It’s worth noting also that, especially in a distributed environment, these approaches can be combined. For example, VoldFS itself uses a COW approach but most of the actual or candidate data stores from which it allocates its blocks are themselves more log-oriented. As always it’s horses for courses, and different systems – or even different parts of the same system – might be best served by different approaches. That’s why I thought it was worth describing multiple alternatives and the tradeoffs between them.

As I mentioned in my last post, I’ve been getting increasingly annoyed at a lot of the flak that has been directed toward MongoDB over data-protection issues. I’m certainly no big fan of systems that treat memory as primary storage (with or without periodic flushes to disk) instead of a cache or buffer for the real thing. I’ve written enough here to back that up, but I’ve also written plenty about something that bugs me even more: FUD. Merely raising an issue isn’t FUD, but the volume and tone and repetition of the criticism are all totally out of proportion when there are so many other data-protection issues we should also worry about. Here are just a few ways to lose data.

  • Don’t provide full redundancy at all levels of your system. It’s amazing how many “distributed” systems out there aren’t really distributed at all, leaving users entirely vulnerable to loss or extended unreachability of a single node, without one peep of protest from the people who are so quick to point the finger at systems which can at least survive that most-common failure mode.
  • Be careless about non-battery-backed disk caches. If data gets stranded in a disk cache when the power goes out, it’s no different than if it was stranded in memory, and yet many projects do absolutely nothing to detect let alone correct for obvious problems in this area.
  • Be careless about data ordering in the kernel. My colleagues who work on local filesystems and pieces of the block-device subsystem in Linux (and others working on other OSes) have done a great deal of too-little-appreciated work to provide the very highest levels of data safety that they can without sacrificing any more performance than necessary. Then folks who preach the virtues of append-only files without knowing anything at all about how they work turn around and subvert all that effort by giving mount-command and fstab-line examples that explicitly put filesystems into async mode, turn off barriers, etc.
  • A special case of the previous point is when people actually do seem to know the options that assure data protection, but forego those options for the sake of getting better benchmark numbers. That’s simply dishonest. You can’t claim great performance and great data protection if users can only really get one or the other depending on which options they choose.
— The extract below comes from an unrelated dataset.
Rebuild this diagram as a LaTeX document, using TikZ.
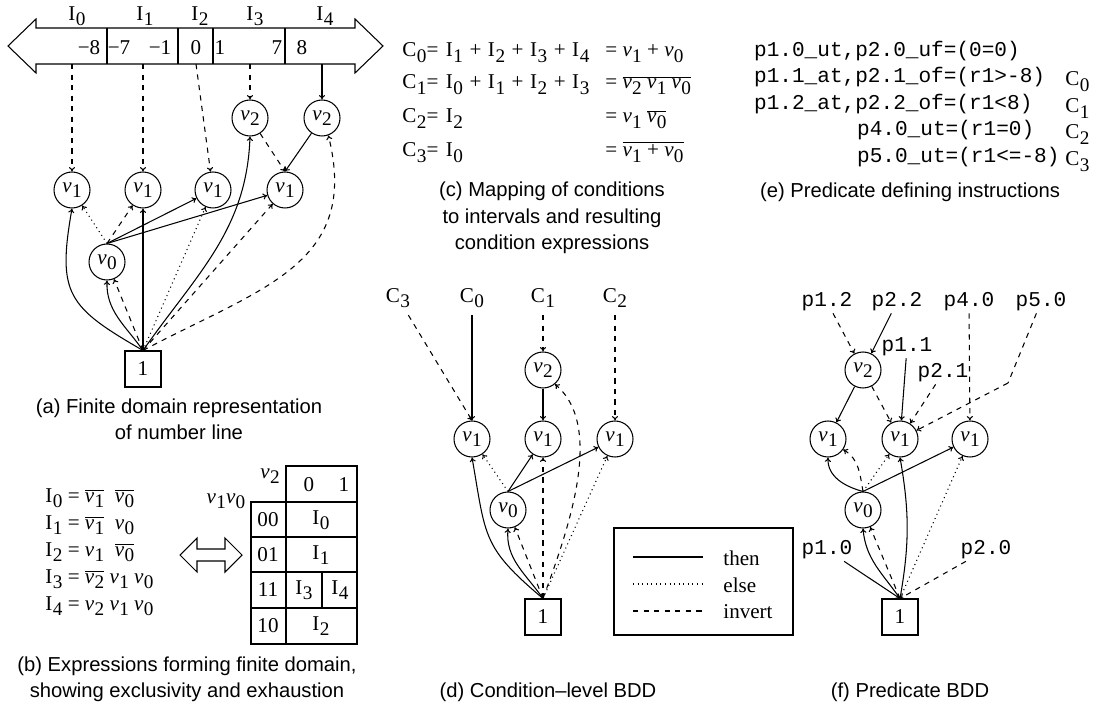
\documentclass[12pt,tikz,border=0pt]{standalone}
\usepackage{fontspec}
\setmainfont{Liberation Serif}
\setsansfont{Liberation Sans}
\setmonofont{Liberation Mono}
\usetikzlibrary{arrows.meta}

\newcommand{\vv}[1]{\textit{v}\kern.2pt\raisebox{-.55ex}{\small #1}}
\newcommand{\Iv}[1]{I\kern.3pt\raisebox{-.55ex}{\small #1}}
\newcommand{\Cv}[1]{C\kern.3pt\raisebox{-.55ex}{\small #1}}
\newcommand{\nb}[1]{\ensuremath{\overline{\mbox{#1}}}}
\newcommand{\plusgap}{\hspace{.31em}+\hspace{.31em}}

\begin{document}
\begin{tikzpicture}[
    x=0.02cm, y=-0.02cm,
    >={To[length=2.5pt,width=3.5pt]},
    var/.style={circle, draw, line width=0.6pt, minimum size=0.72cm, inner sep=0pt},
    term/.style={rectangle, draw, line width=0.6pt, minimum size=0.72cm, inner sep=0pt},
    txt/.style={inner sep=0pt},
    pred/.style={font=\ttfamily, inner sep=1pt},
    capt/.style={font=\sffamily\fontsize{11.5}{15}\selectfont, align=center},
    thenarc/.style={solid},
    elsearc/.style={dotted},
    invarc/.style={dashed},
    every edge/.style={draw, ->, line width=0.6pt}
]
    \useasboundingbox (0,0) rectangle (1104,715);

    % (a) number line
    \draw[line width=0.6pt] (8,46) -- (36,19) -- (36,28) -- (355,28) -- (355,19) -- (383,46)
        -- (355,73) -- (355,64) -- (36,64) -- (36,73) -- cycle;
    \foreach \x in {107,178,213,285} \draw[line width=0.6pt] (\x,28) -- (\x,64);
    \foreach \x/\t in {89/−8,119/−7,160/−1,196/0,220/1,277/7,302/8}
        \node at (\x,48) {\t};
    \foreach \x/\i in {77/0,145/1,200/2,255/3,325/4}
        \node at (\x,16) {\Iv{\i}};
    \coordinate (sa0) at (72,64);
    \coordinate (sa1) at (143,64);
    \coordinate (sa2) at (196,64);
    \coordinate (sa3) at (250,64);
    \coordinate (sa4) at (322,64);

    \node[var] (av2a) at (250,118) {\vv{2}};
    \node[var] (av2b) at (322,118) {\vv{2}};
    \node[var] (av1a) at (72,190) {\vv{1}};
    \node[var] (av1b) at (143,190) {\vv{1}};
    \node[var] (av1c) at (213,190) {\vv{1}};
    \node[var] (av1d) at (285,190) {\vv{1}};
    \node[var] (av0) at (107,262) {\vv{0}};
    \node[term] (aone) at (143,369) {1};

    \path (sa0) edge[invarc] (av1a);
    \path (sa1) edge[invarc] (av1b);
    \path (sa2) edge[invarc] (av1c);
    \path (sa3) edge[invarc] (av2a);
    \path (sa4) edge[thenarc] (av2b);
    \path (av2a) edge[invarc] (av1d.north);
    \path (av2b) edge[thenarc] (av1d.north);
    \path (aone.north) edge[thenarc, out=55, in=-92] (av2a.south);
    \path (aone.north) edge[invarc] (av1d);
    \path (aone.north) edge[invarc, out=28, in=-76, looseness=1.2] (av2b.-70);
    \path (aone.north) edge[thenarc, out=150, in=-100, looseness=1.4] (av1a.south);
    \path (av0.north) edge[elsearc] (av1a);
    \path (av0.north) edge[invarc] (av1b);
    \path (av0.north) edge[thenarc] (av1c);
    \path (av0.north) edge[thenarc] (av1d);
    \path (aone.north) edge[thenarc] (av1b);
    \path (aone.north) edge[elsearc] (av1c);
    \path (aone.north) edge[thenarc, out=125, in=-92] (av0.south);
    \path (aone.north) edge[invarc] (av0);

    \node[capt] (capa) at (179,419) {(a) Finite domain representation\\of number line};

    % (b) expressions and map
    \node[txt, anchor=west] (beq0) at (45,498) {\Iv{0} = \nb{\vv{1}}\ \ \nb{\vv{0}}};
    \node[txt, anchor=west] (beq1) at (45,525) {\Iv{1} = \nb{\vv{1}}\ \ \vv{0}};
    \node[txt, anchor=west] (beq2) at (45,552) {\Iv{2} = \vv{1}\ \ \nb{\vv{0}}};
    \node[txt, anchor=west] (beq3) at (45,579) {\Iv{3} = \nb{\vv{2}}\ \vv{1}\ \vv{0}};
    \node[txt, anchor=west] (beq4) at (45,606) {\Iv{4} = \vv{2}\ \vv{1}\ \vv{0}};

    \draw[line width=0.6pt] (180,555) -- (197,538) -- (197,549) -- (225,549) -- (225,538) -- (242,555)
        -- (225,572) -- (225,561) -- (197,561) -- (197,572) -- cycle;

    \draw[line width=0.8pt] (286,466) rectangle (357,502);
    \draw[line width=0.8pt] (251,502) rectangle (357,644);
    \draw[line width=0.8pt] (286,502) -- (286,644);
    \foreach \y in {537,572,608} \draw[line width=0.8pt] (251,\y) -- (357,\y);
    \draw[line width=0.8pt] (322,572) -- (322,608);
    \node at (309,485) {0};
    \node at (344,485) {1};
    \node at (270,476) {\vv{2}};
    \node at (226,501) {\vv{1}\vv{0}};
    \foreach \y/\r in {520/00,555/01,590/11,626/10} \node at (268,\y) {\r};
    \node at (321,520) {\Iv{0}};
    \node at (321,555) {\Iv{1}};
    \node at (304,590) {\Iv{3}};
    \node at (340,590) {\Iv{4}};
    \node at (321,626) {\Iv{2}};

    \node[capt] (capb) at (187,679) {(b) Expressions forming finite domain,\\showing exclusivity and exhaustion};

    % (c) conditions
    \node[txt, anchor=base west] (ceq0) at (402,57) {\Cv{0}=\hspace{.35em}\Iv{1}\plusgap\Iv{2}\plusgap\Iv{3}\plusgap\Iv{4}};
    \node[txt, anchor=base west] (ceq1) at (402,89) {\Cv{1}=\hspace{.35em}\Iv{0}\plusgap\Iv{1}\plusgap\Iv{2}\plusgap\Iv{3}};
    \node[txt, anchor=base west] (ceq2) at (402,123) {\Cv{2}=\hspace{.35em}\Iv{2}};
    \node[txt, anchor=base west] (ceq3) at (402,157) {\Cv{3}=\hspace{.35em}\Iv{0}};
    \node[txt, anchor=base west] (cex0) at (605,57) {= \vv{1} + \vv{0}};
    \node[txt, anchor=base west] (cex1) at (605,89) {= \nb{\vv{2} \vv{1} \vv{0}}};
    \node[txt, anchor=base west] (cex2) at (605,123) {= \vv{1} \nb{\vv{0}}};
    \node[txt, anchor=base west] (cex3) at (605,157) {= \nb{\vv{1} + \vv{0}}};

    \node[capt] (capc) at (552,218) {(c) Mapping of conditions\\to intervals and resulting\\condition expressions};

    % (d) condition-level BDD
    \node (dC3) at (398,298) {\Cv{3}};
    \node (dC0) at (472,298) {\Cv{0}};
    \node (dC1) at (543,298) {\Cv{1}};
    \node (dC2) at (615,298) {\Cv{2}};
    \node[var] (dv2) at (543,370) {\vv{2}};
    \node[var] (dv1a) at (472,439) {\vv{1}};
    \node[var] (dv1b) at (543,439) {\vv{1}};
    \node[var] (dv1c) at (615,439) {\vv{1}};
    \node[var] (dv0) at (508,510) {\vv{0}};
    \node[term] (done) at (543,617) {1};

    \path (dC3) edge[invarc] (dv1a.north);
    \path (dC0) edge[thenarc] (dv1a);
    \path (dC1) edge[invarc] (dv2);
    \path (dC2) edge[invarc] (dv1c);
    \path (dv2) edge[thenarc] (dv1b);
    \path (done.north) edge[thenarc, out=140, in=-80, looseness=1.3] (dv1a.south);
    \path (dv0.north) edge[elsearc] (dv1a);
    \path (dv0.north) edge[thenarc] (dv1b);
    \path (dv0.north) edge[thenarc] (dv1c);
    \path (done.north) edge[thenarc, out=125, in=-95] (dv0.south);
    \path (done.north) edge[invarc] (dv0);
    \path (done.north) edge[invarc] (dv1b);
    \path (done.north) edge[invarc, out=70, in=-40, looseness=0.8] (dv2.-50);
    \path (done.north) edge[elsearc] (dv1c);

    \node[capt] (capd) at (548,692) {(d) Condition--level BDD};

    % legend
    \draw[line width=0.6pt] (614,528) rectangle (793,635);
    \draw[line width=0.6pt, thenarc] (633,557) -- (703,557);
    \draw[line width=0.6pt, elsearc] (633,584) -- (703,584);
    \draw[line width=0.6pt, invarc] (633,611) -- (703,611);
    \node[anchor=west] (lthen) at (716,558) {then};
    \node[anchor=west] (lelse) at (716,585) {else};
    \node[anchor=west] (linv) at (716,612) {invert};

    % (e) predicate defining instructions
    \node[pred, anchor=base west] (e0) at (752,57) {p1.0\_ut,p2.0\_uf=(0=0)};
    \node[pred, anchor=base west] (e1) at (752,83) {p1.1\_at,p2.1\_of=(r1>-8)};
    \node[pred, anchor=base west] (e2) at (752,110) {p1.2\_at,p2.2\_of=(r1<8)};
    \node[pred, anchor=base west] (e3) at (855,136) {p4.0\_ut=(r1=0)};
    \node[pred, anchor=base west] (e4) at (855,163) {p5.0\_ut=(r1<=-8)};
    \node[txt, anchor=base west] (ec0) at (1065,86) {\Cv{0}};
    \node[txt, anchor=base west] (ec1) at (1065,113) {\Cv{1}};
    \node[txt, anchor=base west] (ec2) at (1065,139) {\Cv{2}};
    \node[txt, anchor=base west] (ec3) at (1065,166) {\Cv{3}};

    \node[capt] (cape) at (910,192) {(e) Predicate defining instructions};

    % (f) predicate BDD
    \node[pred] (p12) at (827,302) {p1.2};
    \node[pred] (p22) at (897,302) {p2.2};
    \node[pred] (p40) at (969,302) {p4.0};
    \node[pred] (p50) at (1041,302) {p5.0};
    \node[pred] (p11) at (907,347) {p1.1};
    \node[pred] (p21) at (943,373) {p2.1};
    \node[pred] (p10) at (827,550) {p1.0};
    \node[pred] (p20) at (986,550) {p2.0};
    \coordinate (fk) at (1008,383);
    \node[var] (fv2) at (863,370) {\vv{2}};
    \node[var] (fv1a) at (828,439) {\vv{1}};
    \node[var] (fv1b) at (900,439) {\vv{1}};
    \node[var] (fv1c) at (970,439) {\vv{1}};
    \node[var] (fv0) at (863,510) {\vv{0}};
    \node[term] (fone) at (900,617) {1};

    \path (p12) edge[invarc] (fv2);
    \path (p22) edge[thenarc] (fv2);
    \path (p40) edge[invarc] (fv1c);
    \draw[invarc, line width=0.6pt] (p50) -- (fk);
    \path (fk) edge[invarc] (fv1b);
    \path (p11) edge[thenarc] (fv1b);
    \path (p21) edge[invarc] (fv1b);
    \path (fv2) edge[thenarc] (fv1a);
    \path (fv2) edge[invarc] (fv1b);
    \path (fv0.north) edge[thenarc, out=165, in=-92] (fv1a.south);
    \path (fv0.north) edge[invarc, out=100, in=-30] (fv1a.-35);
    \path (fv0.north) edge[elsearc] (fv1b);
    \path (fv0.north) edge[thenarc] (fv1c);
    \path (fone.north) edge[thenarc, out=125, in=-85] (fv0.south);
    \path (fone.north) edge[invarc] (fv0);
    \path (fone.north) edge[thenarc, bend right=10] (fv1b.south);
    \path (fone.north) edge[elsearc] (fv1c);
    \path (p10) edge[thenarc] (fone.north);
    \path (p20) edge[invarc] (fone.north);

    \node[capt] (capf) at (910,692) {(f) Predicate BDD};
\end{tikzpicture}
\end{document}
Pick one, and shut up about the other.
  • Be careless about your own data ordering. A single I/O operation can require several block-level updates. Many overlapping operations can create a huge bucket of such updates, conflicting in complex ways and requiring very careful attention to the order in which the updates actually occur. If you screw it up just once, and it takes a special brand of arrogance to believe that could never happen to you, then you corrupt data. If you corrupt metadata, you might well lose the user data it points to. If you corrupt user data that can be even worse than losing it, because there are security implications as well. It’s not nice when some of your confidential data becomes part of somebody else’s file/document/whatever. At least with mmap-based approaches, it’s fairly straightforward to do things with msync and fork and hypervisor/filesystem/LVM snapshots to at least guarantee that the state on disk remains consistent even if it’s not absolutely current.
  • Don’t provide any reasonable way to take a backup, which would protect against the nightmare scenario where data is lost not because of a hardware failure but because of a bug or user error that makes your internal redundancy irrelevant.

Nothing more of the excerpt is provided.